**SOURCE EXCERPT**
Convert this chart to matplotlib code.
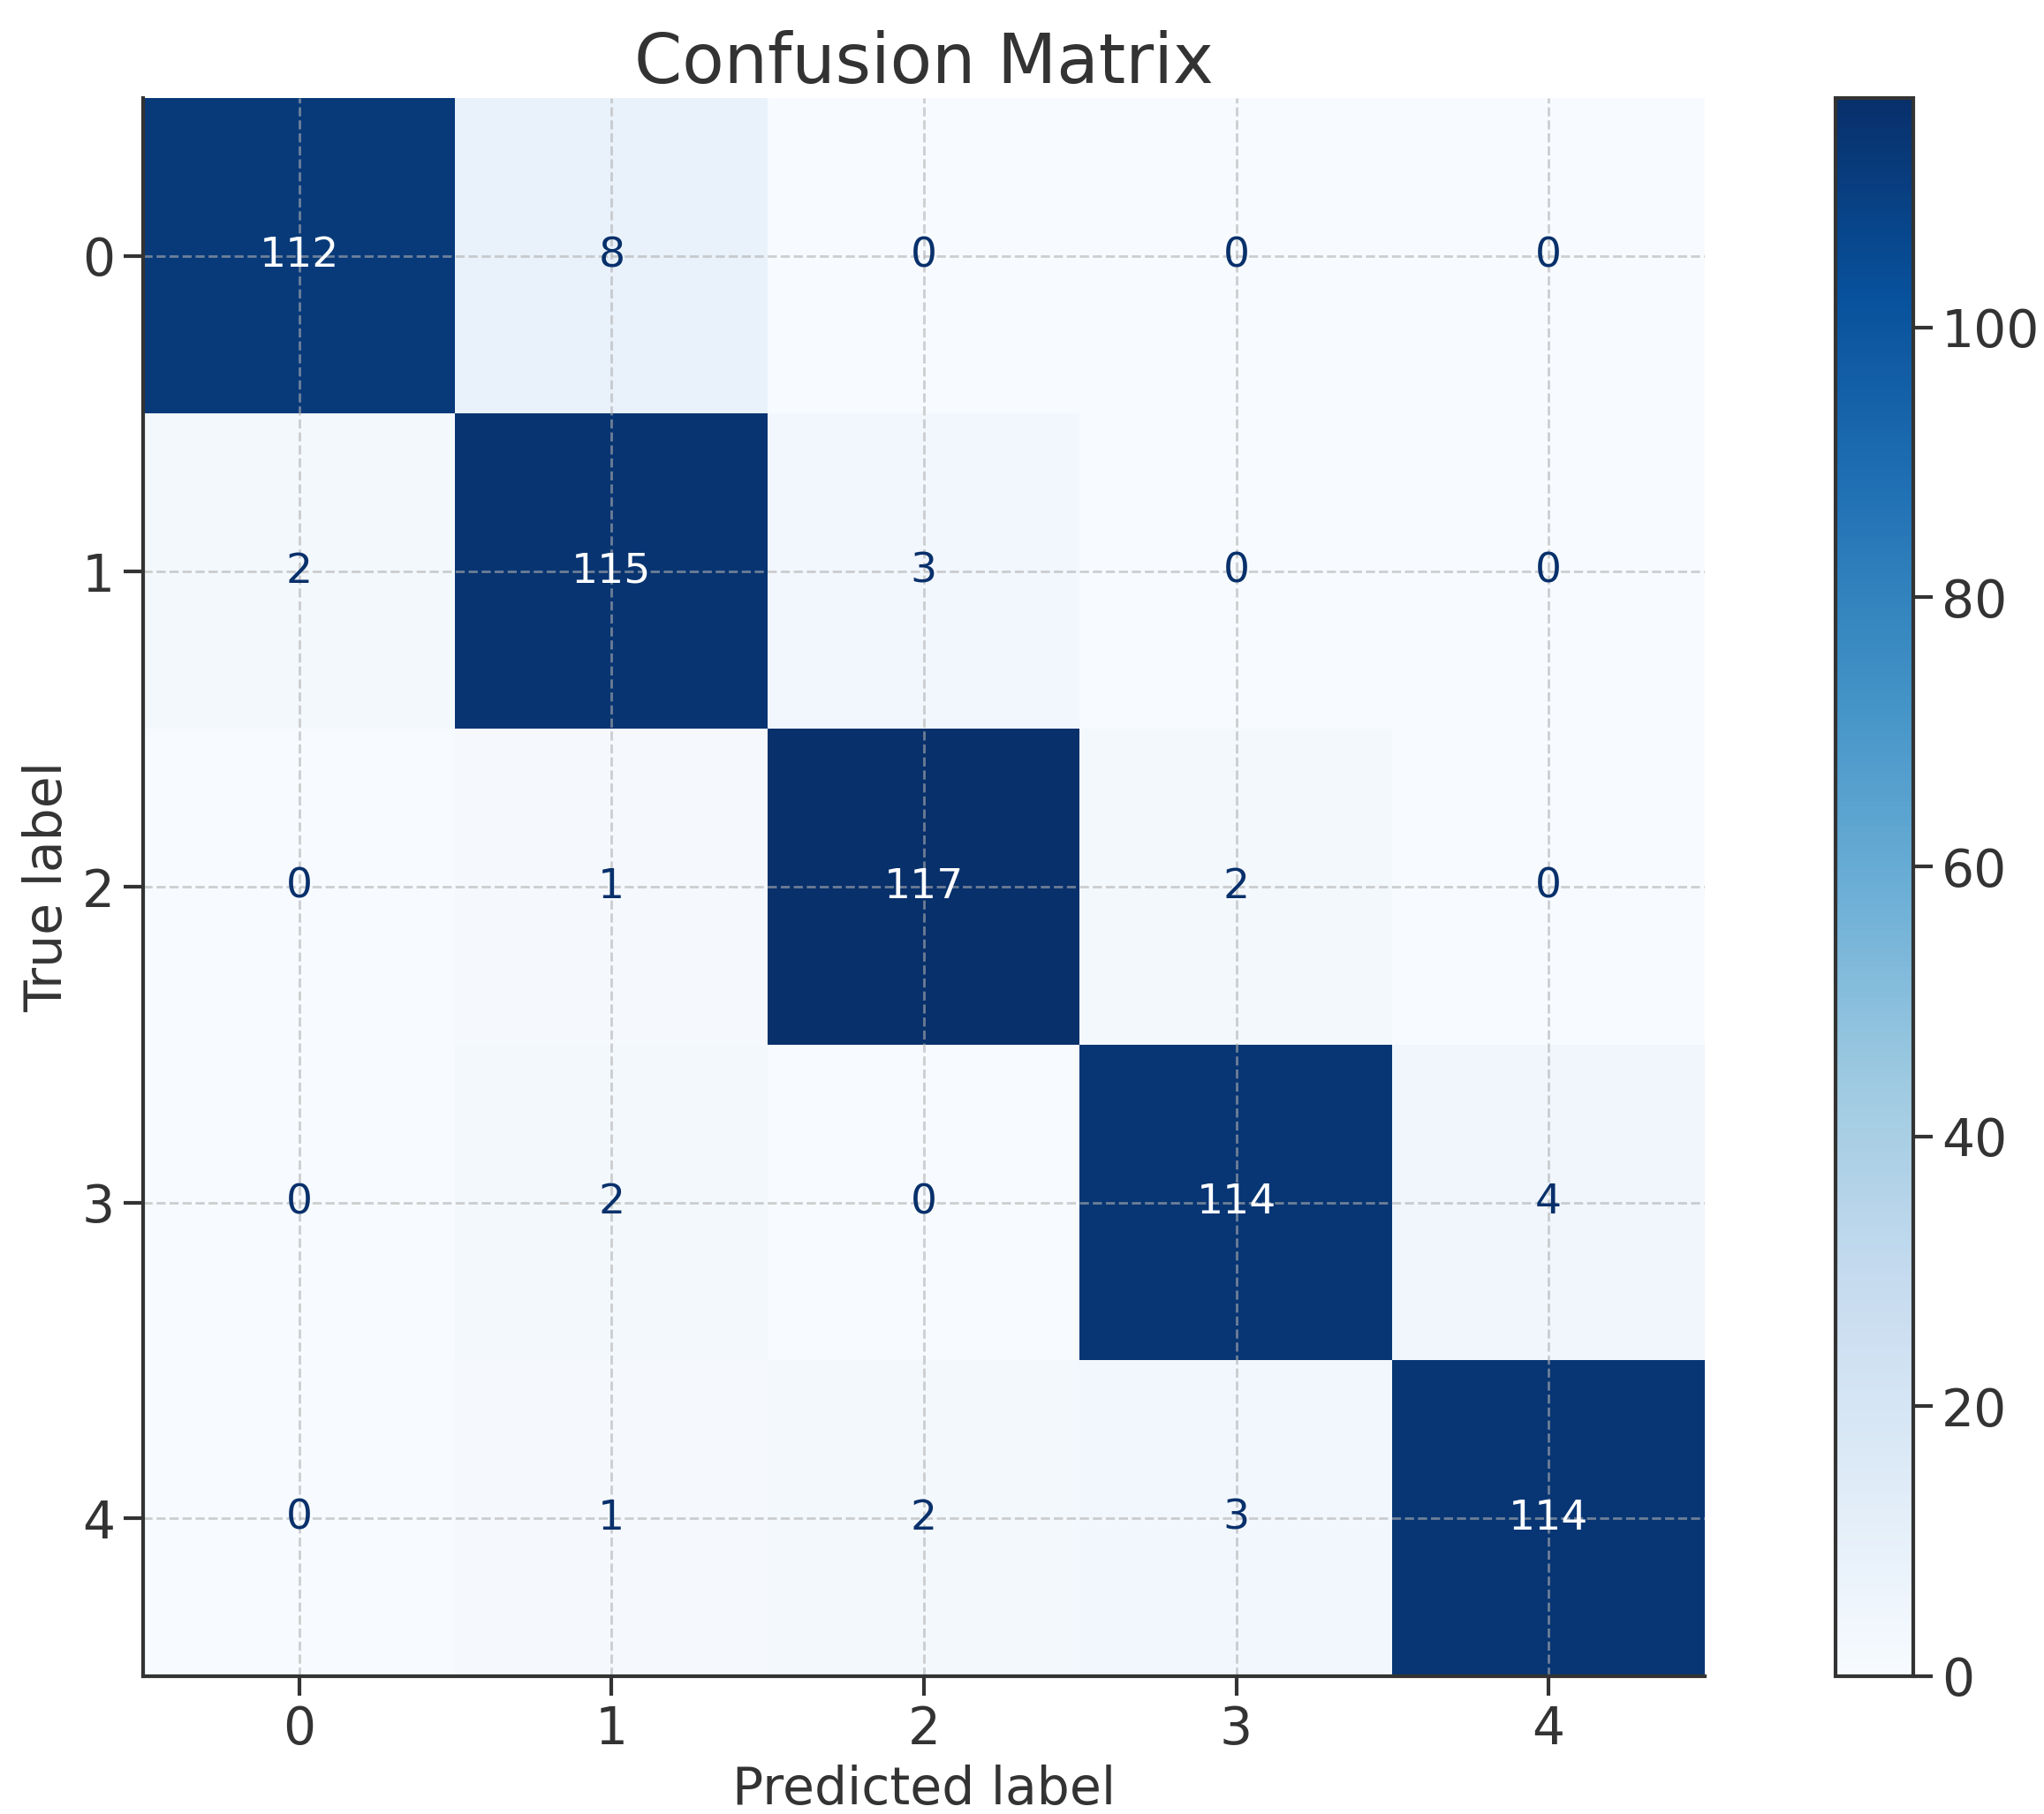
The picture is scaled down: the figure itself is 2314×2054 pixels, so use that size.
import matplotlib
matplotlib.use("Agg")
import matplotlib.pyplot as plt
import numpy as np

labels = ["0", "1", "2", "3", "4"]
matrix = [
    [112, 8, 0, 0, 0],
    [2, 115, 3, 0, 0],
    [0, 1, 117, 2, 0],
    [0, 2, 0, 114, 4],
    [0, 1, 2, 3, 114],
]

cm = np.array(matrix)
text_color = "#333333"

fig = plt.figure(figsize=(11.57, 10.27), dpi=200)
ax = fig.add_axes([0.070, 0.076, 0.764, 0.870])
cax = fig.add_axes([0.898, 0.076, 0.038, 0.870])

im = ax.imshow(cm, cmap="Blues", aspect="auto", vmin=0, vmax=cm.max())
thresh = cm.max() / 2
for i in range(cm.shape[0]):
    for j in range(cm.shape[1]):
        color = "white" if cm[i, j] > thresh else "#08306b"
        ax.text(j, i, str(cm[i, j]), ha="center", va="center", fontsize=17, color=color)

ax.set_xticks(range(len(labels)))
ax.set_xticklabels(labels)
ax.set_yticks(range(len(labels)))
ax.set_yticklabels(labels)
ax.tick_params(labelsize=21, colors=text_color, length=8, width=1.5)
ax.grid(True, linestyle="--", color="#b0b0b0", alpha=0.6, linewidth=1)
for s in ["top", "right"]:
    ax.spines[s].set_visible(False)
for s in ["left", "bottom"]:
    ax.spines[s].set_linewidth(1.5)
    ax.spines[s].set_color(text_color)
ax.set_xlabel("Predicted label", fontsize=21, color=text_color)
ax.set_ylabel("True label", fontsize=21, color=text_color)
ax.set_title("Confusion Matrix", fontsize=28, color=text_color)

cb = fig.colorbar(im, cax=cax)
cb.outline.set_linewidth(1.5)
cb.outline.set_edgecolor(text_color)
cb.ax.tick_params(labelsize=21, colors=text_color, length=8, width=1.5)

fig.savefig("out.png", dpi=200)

**PROBLEM DESCRIPTION**
Repeat precisely the lines of the data starting at the one containing "The picture is", last line included.

**EXPECTED ANSWER**
The picture is scaled down: the figure itself is 2314×2054 pixels, so use that size.
import matplotlib
matplotlib.use("Agg")
import matplotlib.pyplot as plt
import numpy as np

labels = ["0", "1", "2", "3", "4"]
matrix = [
    [112, 8, 0, 0, 0],
    [2, 115, 3, 0, 0],
    [0, 1, 117, 2, 0],
    [0, 2, 0, 114, 4],
    [0, 1, 2, 3, 114],
]

cm = np.array(matrix)
text_color = "#333333"

fig = plt.figure(figsize=(11.57, 10.27), dpi=200)
ax = fig.add_axes([0.070, 0.076, 0.764, 0.870])
cax = fig.add_axes([0.898, 0.076, 0.038, 0.870])

im = ax.imshow(cm, cmap="Blues", aspect="auto", vmin=0, vmax=cm.max())
thresh = cm.max() / 2
for i in range(cm.shape[0]):
    for j in range(cm.shape[1]):
        color = "white" if cm[i, j] > thresh else "#08306b"
        ax.text(j, i, str(cm[i, j]), ha="center", va="center", fontsize=17, color=color)

ax.set_xticks(range(len(labels)))
ax.set_xticklabels(labels)
ax.set_yticks(range(len(labels)))
ax.set_yticklabels(labels)
ax.tick_params(labelsize=21, colors=text_color, length=8, width=1.5)
ax.grid(True, linestyle="--", color="#b0b0b0", alpha=0.6, linewidth=1)
for s in ["top", "right"]:
    ax.spines[s].set_visible(False)
for s in ["left", "bottom"]:
    ax.spines[s].set_linewidth(1.5)
    ax.spines[s].set_color(text_color)
ax.set_xlabel("Predicted label", fontsize=21, color=text_color)
ax.set_ylabel("True label", fontsize=21, color=text_color)
ax.set_title("Confusion Matrix", fontsize=28, color=text_color)

cb = fig.colorbar(im, cax=cax)
cb.outline.set_linewidth(1.5)
cb.outline.set_edgecolor(text_color)
cb.ax.tick_params(labelsize=21, colors=text_color, length=8, width=1.5)

fig.savefig("out.png", dpi=200)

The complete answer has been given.